Dataset content:
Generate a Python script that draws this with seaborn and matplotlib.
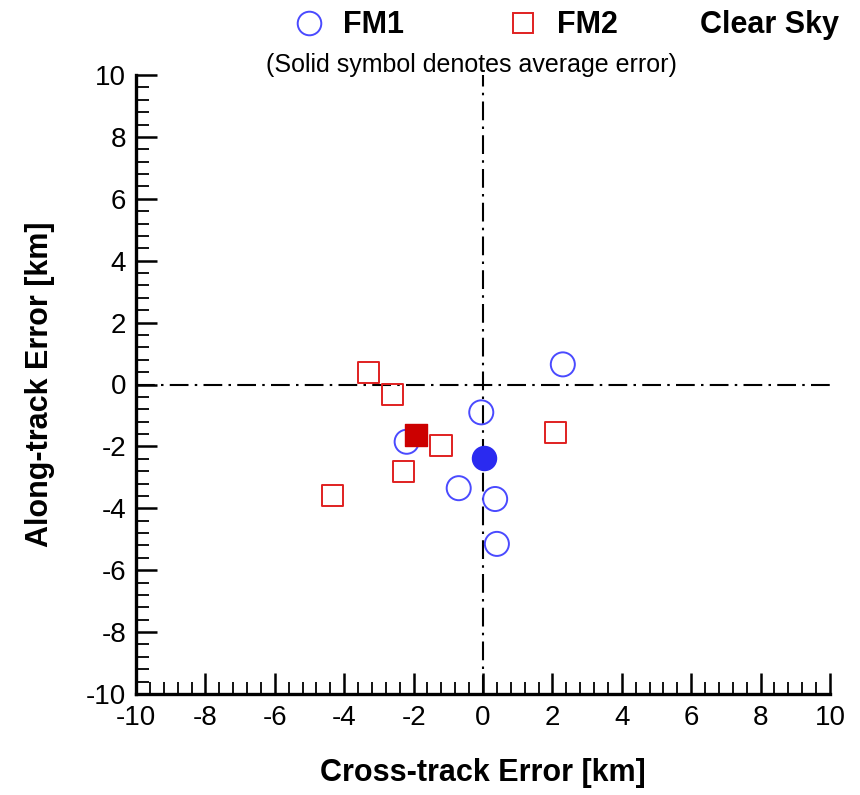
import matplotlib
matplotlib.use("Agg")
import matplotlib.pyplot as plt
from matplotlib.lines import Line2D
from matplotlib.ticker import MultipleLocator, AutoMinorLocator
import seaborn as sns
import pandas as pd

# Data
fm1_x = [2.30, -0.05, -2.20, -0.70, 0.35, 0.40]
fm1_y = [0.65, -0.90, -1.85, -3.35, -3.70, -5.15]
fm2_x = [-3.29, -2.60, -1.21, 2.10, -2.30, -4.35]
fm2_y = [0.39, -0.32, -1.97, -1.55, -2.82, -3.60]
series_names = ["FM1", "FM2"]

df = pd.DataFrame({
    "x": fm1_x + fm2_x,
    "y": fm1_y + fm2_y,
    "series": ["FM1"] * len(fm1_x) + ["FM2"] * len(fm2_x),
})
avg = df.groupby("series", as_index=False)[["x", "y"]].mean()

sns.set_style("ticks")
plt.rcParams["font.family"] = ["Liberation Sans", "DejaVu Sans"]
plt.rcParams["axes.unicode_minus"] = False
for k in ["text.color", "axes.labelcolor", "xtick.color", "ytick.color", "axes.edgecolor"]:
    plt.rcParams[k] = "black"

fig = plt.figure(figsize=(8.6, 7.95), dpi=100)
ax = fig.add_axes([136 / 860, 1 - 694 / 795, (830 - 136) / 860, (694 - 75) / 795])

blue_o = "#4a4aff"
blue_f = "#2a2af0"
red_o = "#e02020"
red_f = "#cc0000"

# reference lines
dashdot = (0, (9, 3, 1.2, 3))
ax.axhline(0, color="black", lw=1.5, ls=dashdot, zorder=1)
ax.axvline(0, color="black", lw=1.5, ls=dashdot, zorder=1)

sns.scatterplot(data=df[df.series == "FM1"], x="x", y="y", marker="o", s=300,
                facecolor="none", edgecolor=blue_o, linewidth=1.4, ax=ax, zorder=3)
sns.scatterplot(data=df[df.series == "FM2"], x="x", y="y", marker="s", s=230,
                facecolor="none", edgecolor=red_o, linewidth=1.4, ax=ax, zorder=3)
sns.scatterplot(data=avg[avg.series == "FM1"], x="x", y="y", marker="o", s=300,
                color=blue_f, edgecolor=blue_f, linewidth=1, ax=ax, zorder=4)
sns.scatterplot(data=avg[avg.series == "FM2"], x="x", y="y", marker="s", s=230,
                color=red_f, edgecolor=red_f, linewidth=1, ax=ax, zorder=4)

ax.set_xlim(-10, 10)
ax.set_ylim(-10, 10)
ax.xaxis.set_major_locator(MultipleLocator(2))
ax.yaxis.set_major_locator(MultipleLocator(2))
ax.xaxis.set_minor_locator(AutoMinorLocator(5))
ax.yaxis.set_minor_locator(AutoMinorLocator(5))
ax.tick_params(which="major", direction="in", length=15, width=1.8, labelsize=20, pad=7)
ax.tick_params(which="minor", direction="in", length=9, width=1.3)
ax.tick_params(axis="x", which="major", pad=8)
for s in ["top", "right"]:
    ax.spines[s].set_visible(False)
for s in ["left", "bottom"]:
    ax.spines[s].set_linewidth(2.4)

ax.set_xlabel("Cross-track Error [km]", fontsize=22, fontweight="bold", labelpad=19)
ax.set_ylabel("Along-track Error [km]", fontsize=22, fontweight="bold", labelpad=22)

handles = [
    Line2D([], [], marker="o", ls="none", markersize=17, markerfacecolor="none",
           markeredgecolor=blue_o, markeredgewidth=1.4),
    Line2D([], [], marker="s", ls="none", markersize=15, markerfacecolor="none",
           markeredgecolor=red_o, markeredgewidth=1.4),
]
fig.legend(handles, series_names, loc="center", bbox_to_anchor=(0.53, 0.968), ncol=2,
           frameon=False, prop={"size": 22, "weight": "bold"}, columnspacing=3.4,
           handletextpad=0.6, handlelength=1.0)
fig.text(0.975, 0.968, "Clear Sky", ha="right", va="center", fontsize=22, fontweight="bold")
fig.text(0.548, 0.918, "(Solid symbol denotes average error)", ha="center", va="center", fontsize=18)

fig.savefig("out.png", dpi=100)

Directive: Return each line from the material above exactly, but not the pictures.

Response to the exercise:
Generate a Python script that draws this with seaborn and matplotlib.
import matplotlib
matplotlib.use("Agg")
import matplotlib.pyplot as plt
from matplotlib.lines import Line2D
from matplotlib.ticker import MultipleLocator, AutoMinorLocator
import seaborn as sns
import pandas as pd

# Data
fm1_x = [2.30, -0.05, -2.20, -0.70, 0.35, 0.40]
fm1_y = [0.65, -0.90, -1.85, -3.35, -3.70, -5.15]
fm2_x = [-3.29, -2.60, -1.21, 2.10, -2.30, -4.35]
fm2_y = [0.39, -0.32, -1.97, -1.55, -2.82, -3.60]
series_names = ["FM1", "FM2"]

df = pd.DataFrame({
    "x": fm1_x + fm2_x,
    "y": fm1_y + fm2_y,
    "series": ["FM1"] * len(fm1_x) + ["FM2"] * len(fm2_x),
})
avg = df.groupby("series", as_index=False)[["x", "y"]].mean()

sns.set_style("ticks")
plt.rcParams["font.family"] = ["Liberation Sans", "DejaVu Sans"]
plt.rcParams["axes.unicode_minus"] = False
for k in ["text.color", "axes.labelcolor", "xtick.color", "ytick.color", "axes.edgecolor"]:
    plt.rcParams[k] = "black"

fig = plt.figure(figsize=(8.6, 7.95), dpi=100)
ax = fig.add_axes([136 / 860, 1 - 694 / 795, (830 - 136) / 860, (694 - 75) / 795])

blue_o = "#4a4aff"
blue_f = "#2a2af0"
red_o = "#e02020"
red_f = "#cc0000"

# reference lines
dashdot = (0, (9, 3, 1.2, 3))
ax.axhline(0, color="black", lw=1.5, ls=dashdot, zorder=1)
ax.axvline(0, color="black", lw=1.5, ls=dashdot, zorder=1)

sns.scatterplot(data=df[df.series == "FM1"], x="x", y="y", marker="o", s=300,
                facecolor="none", edgecolor=blue_o, linewidth=1.4, ax=ax, zorder=3)
sns.scatterplot(data=df[df.series == "FM2"], x="x", y="y", marker="s", s=230,
                facecolor="none", edgecolor=red_o, linewidth=1.4, ax=ax, zorder=3)
sns.scatterplot(data=avg[avg.series == "FM1"], x="x", y="y", marker="o", s=300,
                color=blue_f, edgecolor=blue_f, linewidth=1, ax=ax, zorder=4)
sns.scatterplot(data=avg[avg.series == "FM2"], x="x", y="y", marker="s", s=230,
                color=red_f, edgecolor=red_f, linewidth=1, ax=ax, zorder=4)

ax.set_xlim(-10, 10)
ax.set_ylim(-10, 10)
ax.xaxis.set_major_locator(MultipleLocator(2))
ax.yaxis.set_major_locator(MultipleLocator(2))
ax.xaxis.set_minor_locator(AutoMinorLocator(5))
ax.yaxis.set_minor_locator(AutoMinorLocator(5))
ax.tick_params(which="major", direction="in", length=15, width=1.8, labelsize=20, pad=7)
ax.tick_params(which="minor", direction="in", length=9, width=1.3)
ax.tick_params(axis="x", which="major", pad=8)
for s in ["top", "right"]:
    ax.spines[s].set_visible(False)
for s in ["left", "bottom"]:
    ax.spines[s].set_linewidth(2.4)

ax.set_xlabel("Cross-track Error [km]", fontsize=22, fontweight="bold", labelpad=19)
ax.set_ylabel("Along-track Error [km]", fontsize=22, fontweight="bold", labelpad=22)

handles = [
    Line2D([], [], marker="o", ls="none", markersize=17, markerfacecolor="none",
           markeredgecolor=blue_o, markeredgewidth=1.4),
    Line2D([], [], marker="s", ls="none", markersize=15, markerfacecolor="none",
           markeredgecolor=red_o, markeredgewidth=1.4),
]
fig.legend(handles, series_names, loc="center", bbox_to_anchor=(0.53, 0.968), ncol=2,
           frameon=False, prop={"size": 22, "weight": "bold"}, columnspacing=3.4,
           handletextpad=0.6, handlelength=1.0)
fig.text(0.975, 0.968, "Clear Sky", ha="right", va="center", fontsize=22, fontweight="bold")
fig.text(0.548, 0.918, "(Solid symbol denotes average error)", ha="center", va="center", fontsize=18)

fig.savefig("out.png", dpi=100)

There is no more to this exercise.